Area farmers are making a statement against roadside trash by sticking stamps on beverage cans and mailing them to state legislators.
The audience during a taping of the Phil Donahue TV talk show shouts down Atty. James Callen when he raises the issue of U.S. Rep. James A. Traficant’s ties to mobsters and boos Vic Rubenstein, a public-relations consultant, who brings up Traficant’s involvement in the cases of two Nazi war criminals.
1975: The Rev. Richard D. Speicher is appointed executive director of the Mahoning Valley Association of Churches. He has been serving as interim director since the Rev. Norman Parr resigned.
Warren 8th Ward Councilman Frank Mahaffey, a Democrat, is supporting the re-election of Republican Mayor Arthur J. Richards over his Democratic challenger, Councilman Robert H. Roberts III.
Youngstown City Council halts its inquiry into the administration of the Youngstown Police Department after Police Chief Donald Baker files for a restraining order against council in U.S. District Court in Cleveland.
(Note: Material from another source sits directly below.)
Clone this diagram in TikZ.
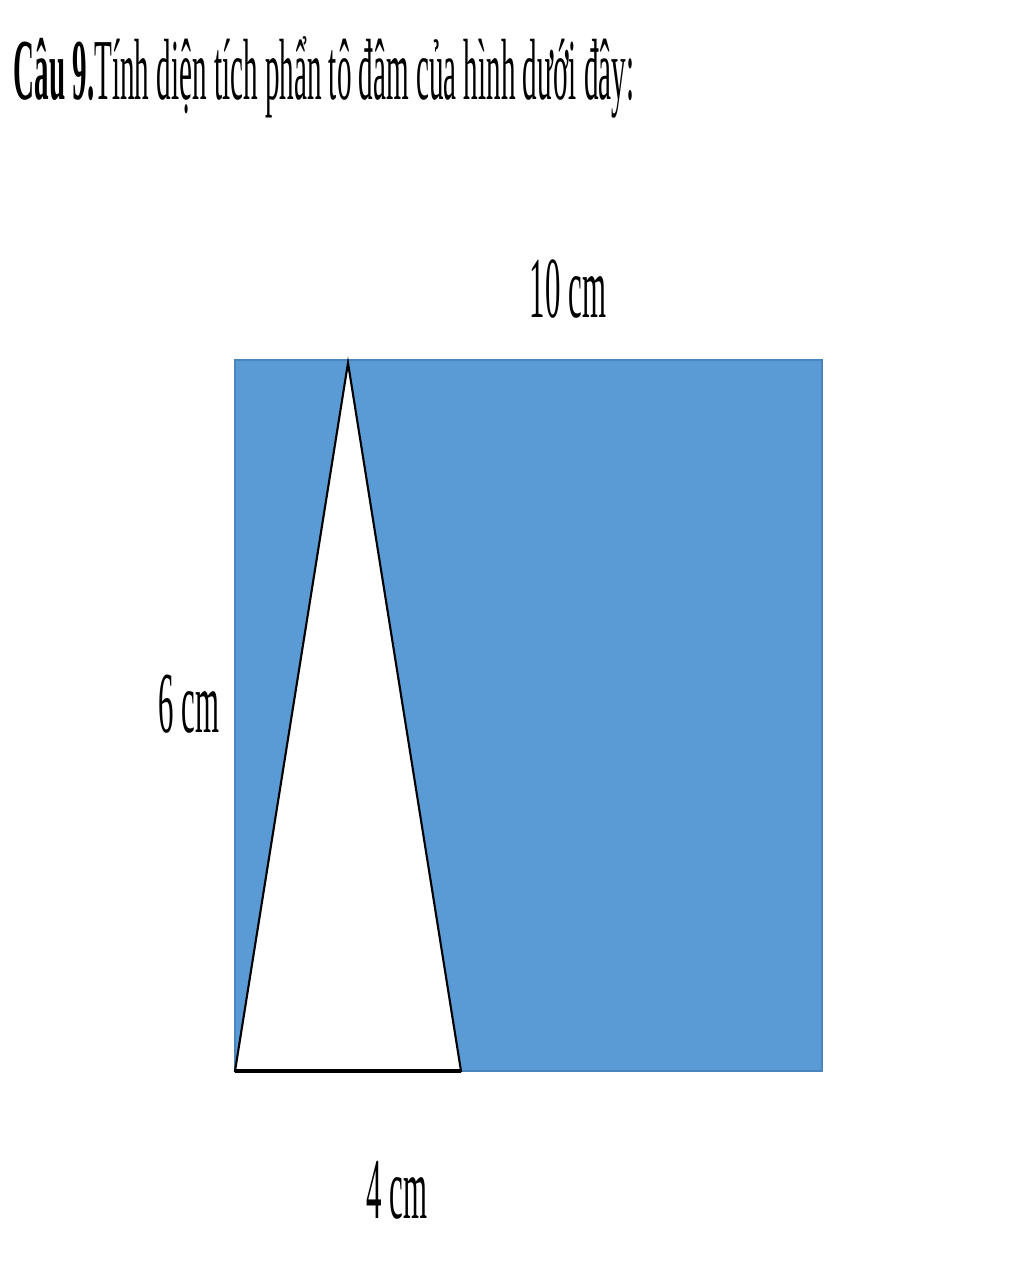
\documentclass[tikz,border=0pt]{standalone}
\usepackage{graphicx}
\usepackage{fontspec}
\setmainfont{Liberation Serif}
\usepackage{tikz}
\usetikzlibrary{positioning}
\definecolor{shadeblue}{HTML}{5B9BD5}
\definecolor{edgeblue}{HTML}{4A85BE}
\tikzstyle{shaded} = [fill=shadeblue, draw=edgeblue, line width=0.6pt]
\tikzstyle{hole} = [fill=white, draw=black, line width=0.6pt, line join=miter]
\tikzstyle{lbl} = [inner sep=0pt, anchor=base, font=\fontsize{24.7pt}{30pt}\selectfont]
\newcommand{\narrow}[1]{\scalebox{0.355}[1]{#1}}

\begin{document}
\begin{tikzpicture}[x=0.01cm, y=-0.01cm]
\useasboundingbox (0,0) rectangle (1024,1280);
\node[lbl, anchor=base west] (title) at (13,100) {\resizebox{6.2cm}{\height}{\textbf{Câu 9.}Tính diện tích phẩn tô đâm của hình dưới đây:}};
\coordinate (A) at (235,1071);
\coordinate (B) at (822,1071);
\coordinate (C) at (822,360);
\coordinate (D) at (235,360);
\coordinate (apex) at (348,363);
\coordinate (foot) at (461,1071);
\draw[shaded] (A) -- (B) -- (C) -- (D) -- cycle;
\draw[hole] (A) -- (apex) -- (foot) -- cycle;
\draw[line width=1.1pt] (A) -- (foot);
\node[lbl] (top) at (568,318) {\narrow{10 cm}};
\node[lbl] (side) at (189,732) {\narrow{6 cm}};
\node[lbl] (base) at (397,1218) {\narrow{4 cm}};
\end{tikzpicture}
\end{document}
1965: Neighbors say two men broke into the Brittain Street home of Mary Donald, 74, about an hour after she fell from her porch step and suffered a fatal injury.
The unusual sculpture of Donald Drumm, an Akron artist formerly of Warren, will be on display at the fall opening of the museum at Wooster College’s Fine Arts Center.
Paul Merwin, editor and publisher of the East Palestine Daily Leader, sets Oct. 12 as the date for an open house at the newspaper’s new office and printing shop.
1940: Mahoning County voting registration reaches 104,000, making it the highest in the election board’s history.
Steel production jumps to 90 percent of capacity, the highest point of the year.
Mahoning County Engineer Robert J. Schomer announces a resolution seeking permission from Mahoning County commissioners to build a new bridge across the Mahoning River on Lake Park Road in Smith Township.
The Republic Steel Corp. will be forced to pay a minimum of $350,000 in vacation pay to employees reinstated after the Little Steel strike of 1937 under a recent ruling by the federal circuit court.